At Site 1167, because of a rapid downward increase in induration of the sediments, only one Adara temperature tool measurement from Core 188-1167A-5H (39.7 mbsf) was made. The seafloor temperature (TSF) and stabilized sediment temperature were determined using the TFIT software package (Table T11; Fig. F38). From these data, a geothermal gradient of 17.1°C/km was estimated.
The heat flow and downhole temperatures were estimated according to the methodology described in "In Situ Temperatures" in the "Site 1165" chapter. Using a measured thermal conductivity of 1.59 W/(m·°C) (see "Physical Properties"), the heat flow was determined to be 27.2 mW/m2. The estimated temperature at total depth (441.7 mbsf) was determined to be 7.1°C (Table T11; Fig. F39). The geothermal gradient and heat flow values (17.1°C/km and 27.2 mW/m2, respectively) (Table T11) are significantly less than those determined for Site 1165 (53.4°C/km and 51.4 mW/m2, respectively) (see "In Situ Temperatures" in the "Site 1165" chapter).
This difference in thermal conditions at Sites 1167 and 1165 may be due to differing thermal conductivities and sedimentation rates. At Site 1167, the thermal conductivity is 1.6 W/(m·°C) over the upper 100 mbsf (see "Physical Properties"); however, over a similar depth interval at Site 1165, the mean measured thermal conductivity was significantly lower, at 0.90 W/(m·°C) (see "Physical Properties" in the "Site 1165" chapter). In general, the thermal conductivities were higher throughout the sediment section at Site 1167. This higher thermal conductivity at Site 1167 allows for a greater rate of heat loss from the sediments.

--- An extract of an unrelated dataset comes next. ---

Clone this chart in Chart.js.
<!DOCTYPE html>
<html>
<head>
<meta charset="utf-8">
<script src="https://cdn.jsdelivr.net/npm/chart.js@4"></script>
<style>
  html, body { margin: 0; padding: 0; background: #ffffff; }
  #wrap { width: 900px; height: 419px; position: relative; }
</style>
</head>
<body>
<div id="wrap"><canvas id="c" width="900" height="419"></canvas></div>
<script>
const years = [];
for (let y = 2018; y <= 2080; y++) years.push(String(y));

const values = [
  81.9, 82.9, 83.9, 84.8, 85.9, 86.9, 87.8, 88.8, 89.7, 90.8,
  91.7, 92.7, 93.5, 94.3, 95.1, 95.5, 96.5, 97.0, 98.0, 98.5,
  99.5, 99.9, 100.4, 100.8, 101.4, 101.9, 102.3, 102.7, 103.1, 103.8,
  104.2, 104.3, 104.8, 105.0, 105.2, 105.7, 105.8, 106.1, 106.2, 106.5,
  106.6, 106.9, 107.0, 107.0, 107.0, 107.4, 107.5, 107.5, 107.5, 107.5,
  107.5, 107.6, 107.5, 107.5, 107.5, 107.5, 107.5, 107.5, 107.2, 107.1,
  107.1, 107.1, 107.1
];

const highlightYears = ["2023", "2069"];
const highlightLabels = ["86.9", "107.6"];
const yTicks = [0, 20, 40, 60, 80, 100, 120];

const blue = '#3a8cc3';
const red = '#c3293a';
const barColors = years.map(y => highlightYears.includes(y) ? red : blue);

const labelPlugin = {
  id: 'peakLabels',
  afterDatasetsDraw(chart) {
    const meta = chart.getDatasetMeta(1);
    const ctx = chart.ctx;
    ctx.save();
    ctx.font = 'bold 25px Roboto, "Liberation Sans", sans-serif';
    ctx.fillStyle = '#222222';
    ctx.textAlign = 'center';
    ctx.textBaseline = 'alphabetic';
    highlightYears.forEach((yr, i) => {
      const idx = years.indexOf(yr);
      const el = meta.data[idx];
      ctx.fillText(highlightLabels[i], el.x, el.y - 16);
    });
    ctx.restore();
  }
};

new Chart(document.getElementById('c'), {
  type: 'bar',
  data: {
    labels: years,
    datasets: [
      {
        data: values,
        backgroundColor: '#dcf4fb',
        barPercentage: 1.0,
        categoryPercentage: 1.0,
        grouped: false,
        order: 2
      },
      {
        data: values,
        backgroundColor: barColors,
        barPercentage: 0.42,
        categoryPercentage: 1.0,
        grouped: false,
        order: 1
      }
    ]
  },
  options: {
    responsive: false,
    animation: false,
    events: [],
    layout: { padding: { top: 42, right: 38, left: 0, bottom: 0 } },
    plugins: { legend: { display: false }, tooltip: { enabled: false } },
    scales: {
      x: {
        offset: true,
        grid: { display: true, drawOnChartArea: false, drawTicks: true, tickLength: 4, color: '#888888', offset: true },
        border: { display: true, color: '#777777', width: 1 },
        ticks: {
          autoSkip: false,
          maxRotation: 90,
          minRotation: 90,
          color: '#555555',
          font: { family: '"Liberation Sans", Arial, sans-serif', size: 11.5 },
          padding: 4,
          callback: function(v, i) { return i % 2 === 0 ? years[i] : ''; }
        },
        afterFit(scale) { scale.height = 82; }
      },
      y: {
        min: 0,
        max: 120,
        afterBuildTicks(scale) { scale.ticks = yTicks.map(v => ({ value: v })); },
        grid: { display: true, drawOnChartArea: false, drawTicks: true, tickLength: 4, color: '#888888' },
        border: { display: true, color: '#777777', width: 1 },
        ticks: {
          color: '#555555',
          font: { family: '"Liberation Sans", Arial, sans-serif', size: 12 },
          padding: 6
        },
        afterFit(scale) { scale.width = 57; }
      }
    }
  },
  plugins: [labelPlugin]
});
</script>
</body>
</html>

Also, sedimentation rates are higher at Site 1167 (up to ~400 m/m.y.) (see "Sedimentation Rates" in "Biostratigraphy and Sedimentation Rates") than at Site 1165 (15 m/m.y. in the uppermost Miocene to Pleistocene section) (see "Biostratigraphy and Sedimentation Rates" in the "Site 1165" chapter). The high sedimentation rate at Site 1167 may have significantly reduced the thermal profile of the sediments compared to that of Site 1165.
The depth to the base of the gas hydrate stability zone (GHSZ) was determined using the Ocean Drilling Program Pollution Prevention and Safety Panel hydrate stability equation, which was modified for seawater (Pollution Prevention and Safety Program, 1992). As only a small variation in the downhole thermal gradients was noted (Table T11), only the initial measured thermal gradient of 17.1°C was used to estimate the base of the GHSZ at 1190 mbsf.